- [Given information]

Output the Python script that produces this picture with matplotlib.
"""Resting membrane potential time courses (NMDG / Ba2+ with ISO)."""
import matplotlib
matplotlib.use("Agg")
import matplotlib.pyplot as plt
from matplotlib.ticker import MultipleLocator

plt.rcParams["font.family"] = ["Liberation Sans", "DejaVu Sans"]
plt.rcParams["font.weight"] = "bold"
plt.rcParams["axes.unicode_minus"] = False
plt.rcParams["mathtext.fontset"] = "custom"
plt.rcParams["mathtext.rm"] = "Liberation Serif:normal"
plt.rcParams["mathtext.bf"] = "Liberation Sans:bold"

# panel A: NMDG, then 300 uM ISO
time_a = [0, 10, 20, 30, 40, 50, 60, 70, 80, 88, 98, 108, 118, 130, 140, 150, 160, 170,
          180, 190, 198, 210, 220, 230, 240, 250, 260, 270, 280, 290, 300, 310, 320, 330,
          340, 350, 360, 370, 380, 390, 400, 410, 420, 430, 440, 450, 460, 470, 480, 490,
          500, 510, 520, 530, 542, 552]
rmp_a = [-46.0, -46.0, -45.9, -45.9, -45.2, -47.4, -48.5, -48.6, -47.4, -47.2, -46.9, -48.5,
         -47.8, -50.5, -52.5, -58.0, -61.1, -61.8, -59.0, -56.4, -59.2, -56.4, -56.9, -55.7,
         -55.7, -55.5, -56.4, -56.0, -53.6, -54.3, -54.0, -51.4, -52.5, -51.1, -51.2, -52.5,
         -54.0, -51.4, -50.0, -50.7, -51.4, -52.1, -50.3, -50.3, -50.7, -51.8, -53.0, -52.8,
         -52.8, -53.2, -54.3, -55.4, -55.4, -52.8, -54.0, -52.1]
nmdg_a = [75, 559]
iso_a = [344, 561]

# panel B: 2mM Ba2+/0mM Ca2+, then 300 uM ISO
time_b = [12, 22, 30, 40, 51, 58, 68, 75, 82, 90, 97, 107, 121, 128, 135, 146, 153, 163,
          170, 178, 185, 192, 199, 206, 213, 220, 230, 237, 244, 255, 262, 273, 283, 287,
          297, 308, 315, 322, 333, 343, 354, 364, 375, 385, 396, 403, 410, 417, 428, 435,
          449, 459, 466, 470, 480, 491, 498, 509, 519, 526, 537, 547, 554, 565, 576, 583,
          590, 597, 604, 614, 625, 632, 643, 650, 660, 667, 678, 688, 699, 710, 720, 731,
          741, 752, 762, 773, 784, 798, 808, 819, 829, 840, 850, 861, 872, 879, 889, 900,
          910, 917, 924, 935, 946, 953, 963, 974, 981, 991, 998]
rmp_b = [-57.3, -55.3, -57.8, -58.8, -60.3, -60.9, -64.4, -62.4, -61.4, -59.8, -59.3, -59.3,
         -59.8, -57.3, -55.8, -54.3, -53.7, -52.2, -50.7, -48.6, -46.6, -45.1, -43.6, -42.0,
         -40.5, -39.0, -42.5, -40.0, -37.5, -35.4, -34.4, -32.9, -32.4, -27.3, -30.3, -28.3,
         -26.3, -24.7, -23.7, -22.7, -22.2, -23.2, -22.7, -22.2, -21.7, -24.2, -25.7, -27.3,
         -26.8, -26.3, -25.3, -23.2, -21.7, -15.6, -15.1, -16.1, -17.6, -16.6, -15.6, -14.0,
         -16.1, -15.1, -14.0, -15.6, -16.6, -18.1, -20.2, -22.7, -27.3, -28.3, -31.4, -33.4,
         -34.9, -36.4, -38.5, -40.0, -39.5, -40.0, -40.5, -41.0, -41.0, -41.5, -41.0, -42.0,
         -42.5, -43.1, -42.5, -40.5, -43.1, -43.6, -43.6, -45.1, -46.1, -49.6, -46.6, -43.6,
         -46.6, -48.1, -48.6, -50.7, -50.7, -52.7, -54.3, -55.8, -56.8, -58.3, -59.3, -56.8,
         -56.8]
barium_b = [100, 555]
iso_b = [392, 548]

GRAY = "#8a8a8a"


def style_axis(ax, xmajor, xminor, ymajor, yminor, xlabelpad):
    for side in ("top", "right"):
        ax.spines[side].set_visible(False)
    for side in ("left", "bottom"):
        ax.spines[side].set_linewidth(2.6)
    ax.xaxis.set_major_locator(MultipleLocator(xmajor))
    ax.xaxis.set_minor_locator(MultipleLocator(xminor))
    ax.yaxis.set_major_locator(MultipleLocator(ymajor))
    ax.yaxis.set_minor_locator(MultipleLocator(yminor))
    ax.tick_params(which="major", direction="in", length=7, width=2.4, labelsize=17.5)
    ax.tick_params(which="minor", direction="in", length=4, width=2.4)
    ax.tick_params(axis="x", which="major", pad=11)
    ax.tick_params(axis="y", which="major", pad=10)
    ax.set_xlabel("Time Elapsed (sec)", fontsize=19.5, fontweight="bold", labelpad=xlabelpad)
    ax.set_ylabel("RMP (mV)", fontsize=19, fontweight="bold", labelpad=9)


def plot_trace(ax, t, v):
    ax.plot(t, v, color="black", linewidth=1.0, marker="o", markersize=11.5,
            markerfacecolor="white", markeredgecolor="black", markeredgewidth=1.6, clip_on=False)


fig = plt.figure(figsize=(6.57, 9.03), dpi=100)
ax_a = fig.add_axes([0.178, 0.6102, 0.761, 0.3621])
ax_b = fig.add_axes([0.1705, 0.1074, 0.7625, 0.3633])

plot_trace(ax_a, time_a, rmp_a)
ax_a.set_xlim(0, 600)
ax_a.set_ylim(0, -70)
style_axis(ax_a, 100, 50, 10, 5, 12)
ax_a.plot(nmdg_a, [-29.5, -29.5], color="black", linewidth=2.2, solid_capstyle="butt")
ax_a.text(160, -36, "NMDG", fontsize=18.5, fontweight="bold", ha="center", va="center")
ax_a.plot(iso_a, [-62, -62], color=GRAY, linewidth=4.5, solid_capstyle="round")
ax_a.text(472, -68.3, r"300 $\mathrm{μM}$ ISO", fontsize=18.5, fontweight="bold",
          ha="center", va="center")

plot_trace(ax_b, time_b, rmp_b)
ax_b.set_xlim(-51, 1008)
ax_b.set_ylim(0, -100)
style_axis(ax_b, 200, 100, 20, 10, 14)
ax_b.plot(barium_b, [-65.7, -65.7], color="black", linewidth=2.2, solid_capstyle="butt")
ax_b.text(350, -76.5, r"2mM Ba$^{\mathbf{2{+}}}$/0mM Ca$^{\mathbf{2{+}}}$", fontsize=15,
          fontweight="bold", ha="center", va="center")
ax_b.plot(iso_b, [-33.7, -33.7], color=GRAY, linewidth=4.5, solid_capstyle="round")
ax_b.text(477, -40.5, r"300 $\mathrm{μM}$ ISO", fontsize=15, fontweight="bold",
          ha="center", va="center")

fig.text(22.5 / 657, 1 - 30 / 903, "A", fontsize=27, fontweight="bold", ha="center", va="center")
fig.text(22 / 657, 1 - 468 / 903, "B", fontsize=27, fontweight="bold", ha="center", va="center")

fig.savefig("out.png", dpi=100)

- [Task to carry out] Take the lines above from the first through the one containing "iso_a = [344, 561]" and reproduce them exactly; include nothing else.

- [Response to this task]
Output the Python script that produces this picture with matplotlib.
"""Resting membrane potential time courses (NMDG / Ba2+ with ISO)."""
import matplotlib
matplotlib.use("Agg")
import matplotlib.pyplot as plt
from matplotlib.ticker import MultipleLocator

plt.rcParams["font.family"] = ["Liberation Sans", "DejaVu Sans"]
plt.rcParams["font.weight"] = "bold"
plt.rcParams["axes.unicode_minus"] = False
plt.rcParams["mathtext.fontset"] = "custom"
plt.rcParams["mathtext.rm"] = "Liberation Serif:normal"
plt.rcParams["mathtext.bf"] = "Liberation Sans:bold"

# panel A: NMDG, then 300 uM ISO
time_a = [0, 10, 20, 30, 40, 50, 60, 70, 80, 88, 98, 108, 118, 130, 140, 150, 160, 170,
          180, 190, 198, 210, 220, 230, 240, 250, 260, 270, 280, 290, 300, 310, 320, 330,
          340, 350, 360, 370, 380, 390, 400, 410, 420, 430, 440, 450, 460, 470, 480, 490,
          500, 510, 520, 530, 542, 552]
rmp_a = [-46.0, -46.0, -45.9, -45.9, -45.2, -47.4, -48.5, -48.6, -47.4, -47.2, -46.9, -48.5,
         -47.8, -50.5, -52.5, -58.0, -61.1, -61.8, -59.0, -56.4, -59.2, -56.4, -56.9, -55.7,
         -55.7, -55.5, -56.4, -56.0, -53.6, -54.3, -54.0, -51.4, -52.5, -51.1, -51.2, -52.5,
         -54.0, -51.4, -50.0, -50.7, -51.4, -52.1, -50.3, -50.3, -50.7, -51.8, -53.0, -52.8,
         -52.8, -53.2, -54.3, -55.4, -55.4, -52.8, -54.0, -52.1]
nmdg_a = [75, 559]
iso_a = [344, 561]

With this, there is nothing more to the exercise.